* BEGIN *

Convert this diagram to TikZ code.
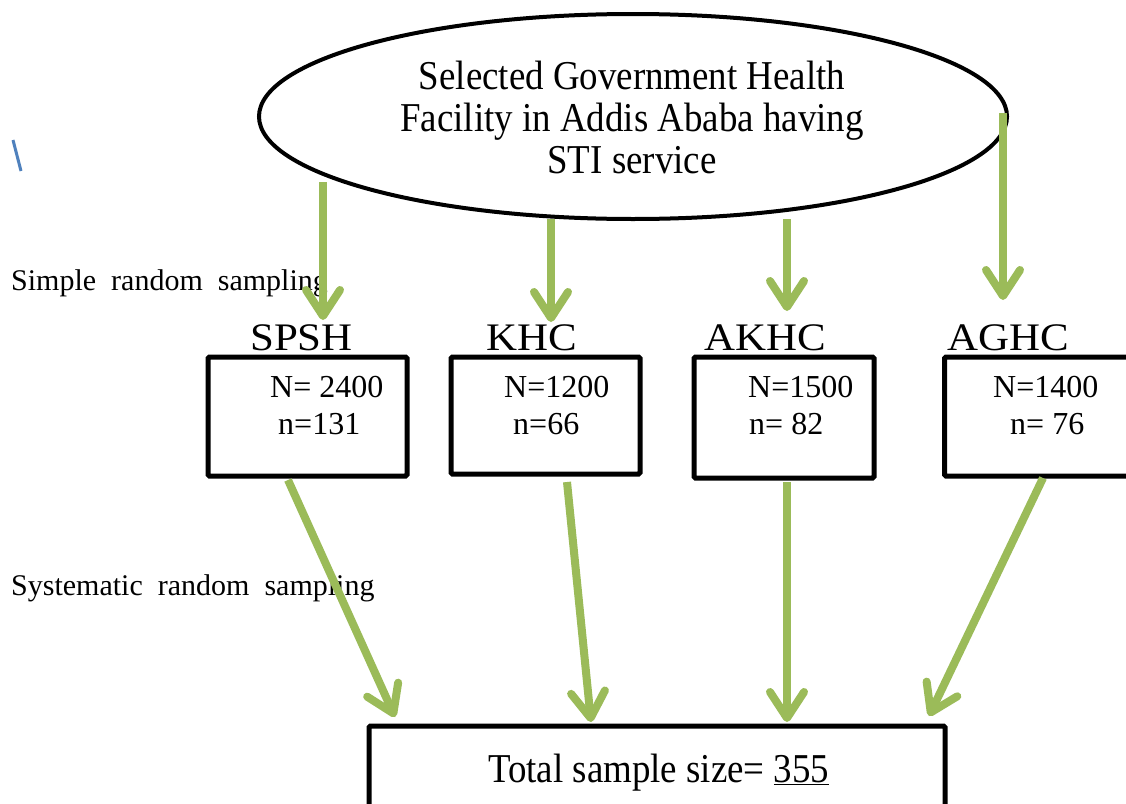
\documentclass[tikz,border=0pt]{standalone}
\usepackage{fontspec}
\setmainfont{Liberation Serif}
\newfontfamily\narrowserif[FakeStretch=0.9]{Liberation Serif}
\newfontfamily\wideserif[FakeStretch=1.1]{Liberation Serif}
\usetikzlibrary{arrows.meta,shapes.geometric}
\definecolor{grn}{HTML}{9BBB59}
\definecolor{blu}{HTML}{4F81BD}
\begin{document}
\begin{tikzpicture}[x=1pt,y=-1pt,
  arr/.style={draw=grn, line width=8pt, -{Straight Barb[length=26pt,width=34pt,line cap=round,line join=round]}},
  stepbox/.style={draw, line width=5pt, rounded corners=1.5pt, inner sep=0pt, rectangle},
  lbl/.style={anchor=base west, inner sep=0pt, font=\wideserif\fontsize{39}{46}\selectfont},
  num/.style={anchor=base west, inner sep=0pt, font=\fontsize{32}{38}\selectfont},
  side/.style={anchor=base west, inner sep=0pt, font=\fontsize{30}{36}\selectfont}]
\clip (0,0) rectangle (1126,803);
\fill[white] (0,0) rectangle (1126,803);
% top ellipse
\node[ellipse, draw, line width=4pt, minimum width=748pt, minimum height=205pt, inner sep=0pt] (ell) at (633,116.5) {};
\node[align=center, inner sep=0pt, font=\narrowserif\fontsize{41}{42}\selectfont] (elltxt) at (632,117) {Selected Government Health\\Facility in Addis Ababa having\\STI service};
% stray mark
\coordinate (m1) at (13,140);
\coordinate (m2) at (21,171);
\draw[blu, line width=3pt] (m1) -- (m2);
% side labels
\node[side] (simple) at (11,290) {Simple\ \ random\ \ sampling};
\node[side] (system) at (11,595) {Systematic\ \ random\ \ sampling};
% boxes
\node[stepbox, minimum width=199pt, minimum height=119pt] (b1) at (307.5,416.5) {};
\node[stepbox, minimum width=189pt, minimum height=117pt] (b2) at (545.5,415.5) {};
\node[stepbox, minimum width=180pt, minimum height=121pt] (b3) at (784,417.5) {};
\node[stepbox, minimum width=195pt, minimum height=119pt] (b4) at (1042,416.5) {};
\node[stepbox, minimum width=576pt, minimum height=124pt] (tot) at (657,788) {};
% box labels
\node[lbl] (l1) at (250,350) {SPSH};
\node[lbl] (l2) at (486,350) {KHC};
\node[lbl] (l3) at (704,350) {AKHC};
\node[lbl] (l4) at (947,350) {AGHC};
% numbers
\node[num] (n1a) at (270,397) {N= 2400};
\node[num] (n1b) at (278,434) {n=131};
\node[num] (n2a) at (504,397) {N=1200};
\node[num] (n2b) at (513,434) {n=66};
\node[num] (n3a) at (748,397) {N=1500};
\node[num] (n3b) at (749,434) {n= 82};
\node[num] (n4a) at (993,397) {N=1400};
\node[num] (n4b) at (1010,434) {n= 76};
\node[anchor=base west, inner sep=0pt, font=\narrowserif\fontsize{41}{48}\selectfont] (tottxt) at (488,782) {Total sample size= \underline{355}};
% top arrows
\coordinate (a1s) at (323,182); \coordinate (a1t) at (323,320);
\coordinate (a2s) at (551,219); \coordinate (a2t) at (551,322);
\coordinate (a3s) at (787,219); \coordinate (a3t) at (787,311);
\coordinate (a4s) at (1003,113); \coordinate (a4t) at (1003,300);
\draw[arr] (a1s) -- (a1t);
\draw[arr] (a2s) -- (a2t);
\draw[arr] (a3s) -- (a3t);
\draw[arr] (a4s) -- (a4t);
% bottom arrows
\coordinate (c1s) at (288,480); \coordinate (c1t) at (395,717);
\coordinate (c2s) at (567,482); \coordinate (c2t) at (591,722);
\coordinate (c3s) at (787,482); \coordinate (c3t) at (787,722);
\coordinate (c4s) at (1043,478); \coordinate (c4t) at (929,716);
\draw[arr] (c1s) -- (c1t);
\draw[arr] (c2s) -- (c2t);
\draw[arr] (c3s) -- (c3t);
\draw[arr] (c4s) -- (c4t);
\end{tikzpicture}
\end{document}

* END *

## REQUIREMENT
Restate the data above word for word. Do not include the images.

## TASK OUTPUT
Convert this diagram to TikZ code.
\documentclass[tikz,border=0pt]{standalone}
\usepackage{fontspec}
\setmainfont{Liberation Serif}
\newfontfamily\narrowserif[FakeStretch=0.9]{Liberation Serif}
\newfontfamily\wideserif[FakeStretch=1.1]{Liberation Serif}
\usetikzlibrary{arrows.meta,shapes.geometric}
\definecolor{grn}{HTML}{9BBB59}
\definecolor{blu}{HTML}{4F81BD}
\begin{document}
\begin{tikzpicture}[x=1pt,y=-1pt,
  arr/.style={draw=grn, line width=8pt, -{Straight Barb[length=26pt,width=34pt,line cap=round,line join=round]}},
  stepbox/.style={draw, line width=5pt, rounded corners=1.5pt, inner sep=0pt, rectangle},
  lbl/.style={anchor=base west, inner sep=0pt, font=\wideserif\fontsize{39}{46}\selectfont},
  num/.style={anchor=base west, inner sep=0pt, font=\fontsize{32}{38}\selectfont},
  side/.style={anchor=base west, inner sep=0pt, font=\fontsize{30}{36}\selectfont}]
\clip (0,0) rectangle (1126,803);
\fill[white] (0,0) rectangle (1126,803);
% top ellipse
\node[ellipse, draw, line width=4pt, minimum width=748pt, minimum height=205pt, inner sep=0pt] (ell) at (633,116.5) {};
\node[align=center, inner sep=0pt, font=\narrowserif\fontsize{41}{42}\selectfont] (elltxt) at (632,117) {Selected Government Health\\Facility in Addis Ababa having\\STI service};
% stray mark
\coordinate (m1) at (13,140);
\coordinate (m2) at (21,171);
\draw[blu, line width=3pt] (m1) -- (m2);
% side labels
\node[side] (simple) at (11,290) {Simple\ \ random\ \ sampling};
\node[side] (system) at (11,595) {Systematic\ \ random\ \ sampling};
% boxes
\node[stepbox, minimum width=199pt, minimum height=119pt] (b1) at (307.5,416.5) {};
\node[stepbox, minimum width=189pt, minimum height=117pt] (b2) at (545.5,415.5) {};
\node[stepbox, minimum width=180pt, minimum height=121pt] (b3) at (784,417.5) {};
\node[stepbox, minimum width=195pt, minimum height=119pt] (b4) at (1042,416.5) {};
\node[stepbox, minimum width=576pt, minimum height=124pt] (tot) at (657,788) {};
% box labels
\node[lbl] (l1) at (250,350) {SPSH};
\node[lbl] (l2) at (486,350) {KHC};
\node[lbl] (l3) at (704,350) {AKHC};
\node[lbl] (l4) at (947,350) {AGHC};
% numbers
\node[num] (n1a) at (270,397) {N= 2400};
\node[num] (n1b) at (278,434) {n=131};
\node[num] (n2a) at (504,397) {N=1200};
\node[num] (n2b) at (513,434) {n=66};
\node[num] (n3a) at (748,397) {N=1500};
\node[num] (n3b) at (749,434) {n= 82};
\node[num] (n4a) at (993,397) {N=1400};
\node[num] (n4b) at (1010,434) {n= 76};
\node[anchor=base west, inner sep=0pt, font=\narrowserif\fontsize{41}{48}\selectfont] (tottxt) at (488,782) {Total sample size= \underline{355}};
% top arrows
\coordinate (a1s) at (323,182); \coordinate (a1t) at (323,320);
\coordinate (a2s) at (551,219); \coordinate (a2t) at (551,322);
\coordinate (a3s) at (787,219); \coordinate (a3t) at (787,311);
\coordinate (a4s) at (1003,113); \coordinate (a4t) at (1003,300);
\draw[arr] (a1s) -- (a1t);
\draw[arr] (a2s) -- (a2t);
\draw[arr] (a3s) -- (a3t);
\draw[arr] (a4s) -- (a4t);
% bottom arrows
\coordinate (c1s) at (288,480); \coordinate (c1t) at (395,717);
\coordinate (c2s) at (567,482); \coordinate (c2t) at (591,722);
\coordinate (c3s) at (787,482); \coordinate (c3t) at (787,722);
\coordinate (c4s) at (1043,478); \coordinate (c4t) at (929,716);
\draw[arr] (c1s) -- (c1t);
\draw[arr] (c2s) -- (c2t);
\draw[arr] (c3s) -- (c3t);
\draw[arr] (c4s) -- (c4t);
\end{tikzpicture}
\end{document}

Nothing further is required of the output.